Dataset excerpts:
## start
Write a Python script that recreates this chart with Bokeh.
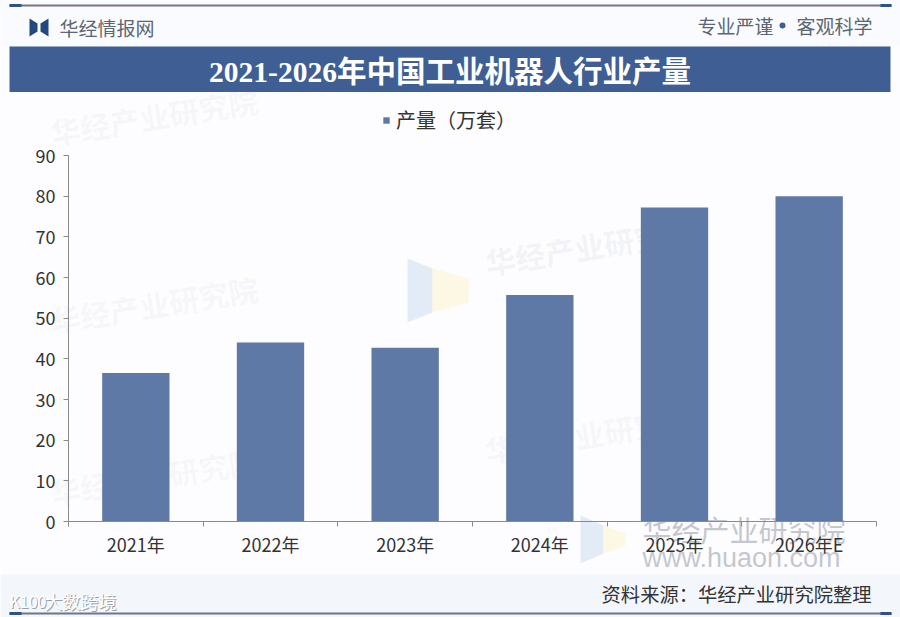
## end
## start
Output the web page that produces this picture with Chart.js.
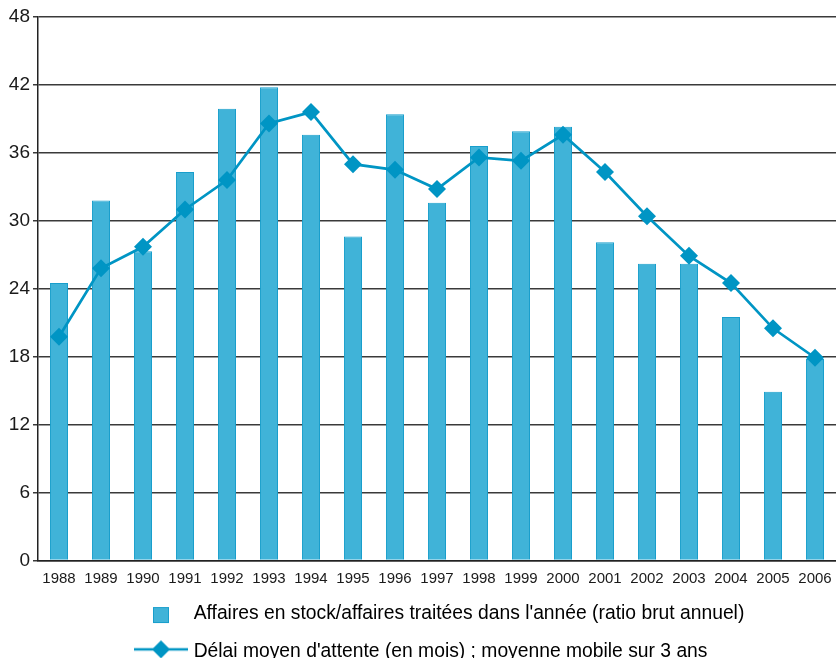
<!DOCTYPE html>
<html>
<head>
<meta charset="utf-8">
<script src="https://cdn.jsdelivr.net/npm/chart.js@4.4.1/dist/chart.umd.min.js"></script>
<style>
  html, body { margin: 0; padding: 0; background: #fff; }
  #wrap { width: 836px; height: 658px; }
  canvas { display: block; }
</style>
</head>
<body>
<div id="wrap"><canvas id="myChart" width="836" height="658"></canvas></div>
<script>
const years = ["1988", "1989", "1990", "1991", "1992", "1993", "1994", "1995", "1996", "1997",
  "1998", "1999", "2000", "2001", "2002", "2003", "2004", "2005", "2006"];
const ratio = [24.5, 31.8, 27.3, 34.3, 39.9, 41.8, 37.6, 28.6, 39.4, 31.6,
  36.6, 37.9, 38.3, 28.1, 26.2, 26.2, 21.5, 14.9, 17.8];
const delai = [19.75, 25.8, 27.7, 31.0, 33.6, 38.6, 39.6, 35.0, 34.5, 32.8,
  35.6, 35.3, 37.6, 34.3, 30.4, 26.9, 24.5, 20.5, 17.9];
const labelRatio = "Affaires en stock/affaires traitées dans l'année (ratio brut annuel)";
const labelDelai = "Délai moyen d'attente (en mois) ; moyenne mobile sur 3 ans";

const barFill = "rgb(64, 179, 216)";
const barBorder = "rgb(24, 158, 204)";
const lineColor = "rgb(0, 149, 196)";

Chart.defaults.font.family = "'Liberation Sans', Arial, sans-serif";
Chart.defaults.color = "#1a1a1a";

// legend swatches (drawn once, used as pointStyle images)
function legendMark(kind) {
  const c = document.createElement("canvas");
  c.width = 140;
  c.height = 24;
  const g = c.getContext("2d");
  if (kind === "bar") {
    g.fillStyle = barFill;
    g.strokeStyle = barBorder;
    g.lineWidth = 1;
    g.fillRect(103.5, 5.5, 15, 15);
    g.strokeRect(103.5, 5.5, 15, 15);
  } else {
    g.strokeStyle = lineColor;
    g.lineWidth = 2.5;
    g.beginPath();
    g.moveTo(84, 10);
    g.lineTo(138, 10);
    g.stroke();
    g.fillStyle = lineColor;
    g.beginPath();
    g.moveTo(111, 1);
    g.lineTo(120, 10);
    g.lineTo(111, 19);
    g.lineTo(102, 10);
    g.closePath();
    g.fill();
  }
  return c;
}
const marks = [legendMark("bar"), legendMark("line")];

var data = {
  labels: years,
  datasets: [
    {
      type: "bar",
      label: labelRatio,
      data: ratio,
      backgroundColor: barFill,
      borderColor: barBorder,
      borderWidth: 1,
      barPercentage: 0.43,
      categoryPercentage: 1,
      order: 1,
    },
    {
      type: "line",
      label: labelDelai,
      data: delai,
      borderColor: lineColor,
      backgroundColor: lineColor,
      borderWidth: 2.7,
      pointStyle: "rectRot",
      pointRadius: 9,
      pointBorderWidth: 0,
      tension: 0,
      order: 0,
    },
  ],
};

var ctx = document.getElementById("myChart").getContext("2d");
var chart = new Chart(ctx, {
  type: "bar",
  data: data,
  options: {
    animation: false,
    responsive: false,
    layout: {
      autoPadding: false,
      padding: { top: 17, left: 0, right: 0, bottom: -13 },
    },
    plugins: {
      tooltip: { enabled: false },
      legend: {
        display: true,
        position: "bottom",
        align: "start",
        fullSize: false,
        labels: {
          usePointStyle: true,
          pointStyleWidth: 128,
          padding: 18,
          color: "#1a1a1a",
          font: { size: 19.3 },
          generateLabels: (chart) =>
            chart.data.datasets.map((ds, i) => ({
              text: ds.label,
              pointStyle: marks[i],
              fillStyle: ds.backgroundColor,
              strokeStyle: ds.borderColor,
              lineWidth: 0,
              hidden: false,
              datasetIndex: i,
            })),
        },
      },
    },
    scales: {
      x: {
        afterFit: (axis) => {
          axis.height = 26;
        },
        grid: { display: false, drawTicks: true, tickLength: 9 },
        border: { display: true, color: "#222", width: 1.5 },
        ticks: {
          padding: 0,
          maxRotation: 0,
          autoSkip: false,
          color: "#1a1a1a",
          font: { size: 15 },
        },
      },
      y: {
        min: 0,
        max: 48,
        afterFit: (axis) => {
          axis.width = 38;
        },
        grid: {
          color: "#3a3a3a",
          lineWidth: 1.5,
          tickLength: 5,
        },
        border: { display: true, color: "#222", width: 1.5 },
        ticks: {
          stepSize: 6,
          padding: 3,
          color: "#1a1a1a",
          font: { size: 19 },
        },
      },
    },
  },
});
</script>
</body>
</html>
## end
## start
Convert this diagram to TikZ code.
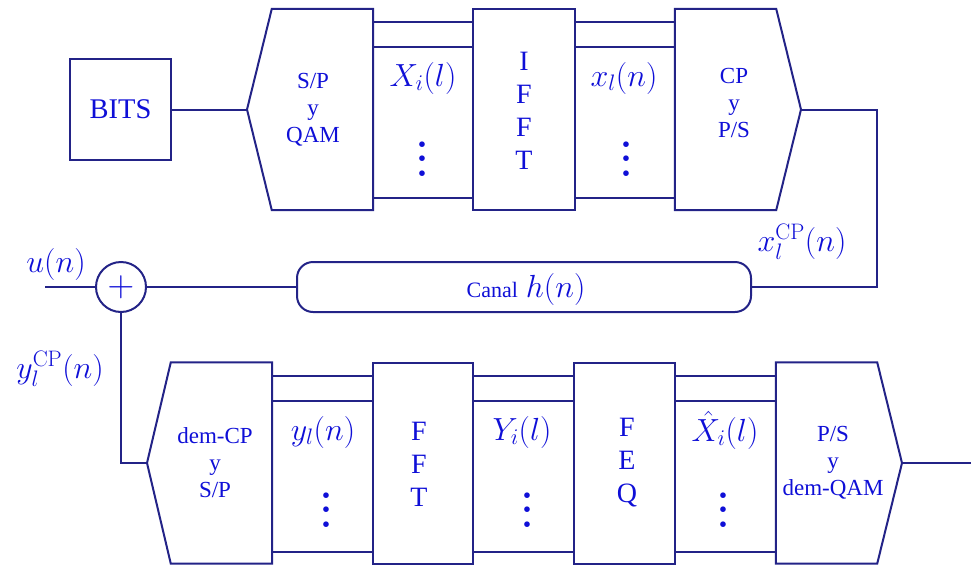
## end
What is being asked:
Identify the lines in the entries above that contain "this", then copy them out.

Task answer:
Write a Python script that recreates this chart with Bokeh.
Output the web page that produces this picture with Chart.js.
Convert this diagram to TikZ code.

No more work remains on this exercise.